Use with repetition when items can be reused: digits in a combination lock (0–9 repeated across positions), letters in a password, or selecting with replacement. Use without repetition when each item is consumed or can only appear once: dealing cards from a deck, choosing people for a committee, or arranging physical objects on a shelf.

Can permutations ever be less than combinations for the same n and r?

No. For any valid n and r, the number of permutations is always greater than or equal to combinations, because P(n,r) = C(n,r) × r!. Since r! is at least 1, permutations are always at least as large. They are only equal when r = 0 or r = 1.

How are permutations used in real-world applications?

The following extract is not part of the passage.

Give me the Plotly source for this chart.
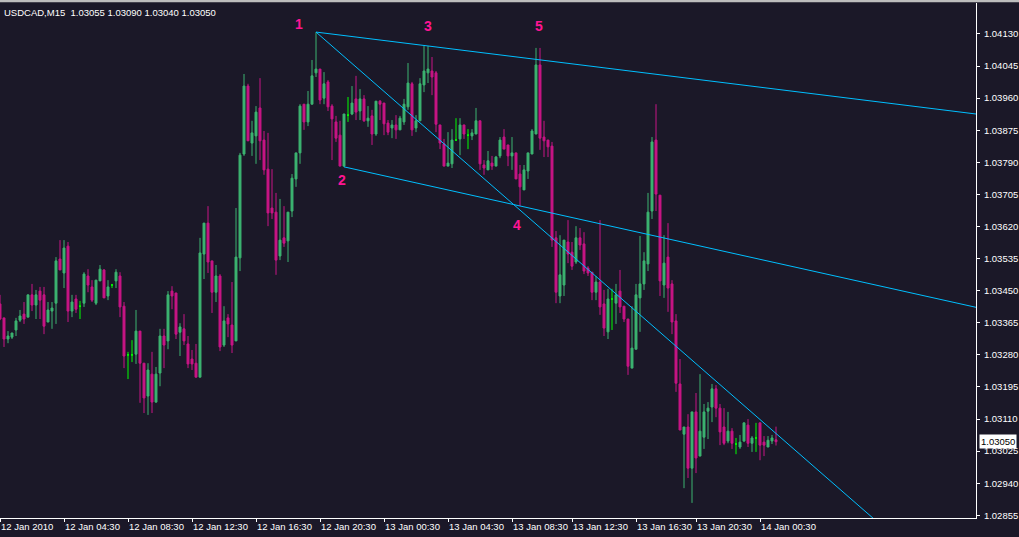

Permutations apply in cryptography (counting possible passwords), tournament scheduling (ranking outcomes), seating arrangements, event logistics, and quality control sampling. Any scenario involving ranked selections, sequential orders, or position-dependent assignments relies on permutation counting to estimate complexity or enumerate possibilities.

What happens if r is larger than n in a permutation?

Mathematically, P(n,r) is undefined when r > n, because you cannot select more items than exist in the set. The formula n! ÷ (n−r)! would give a negative argument to the factorial in the denominator, which is not defined. Always verify that r ≤ n before computing.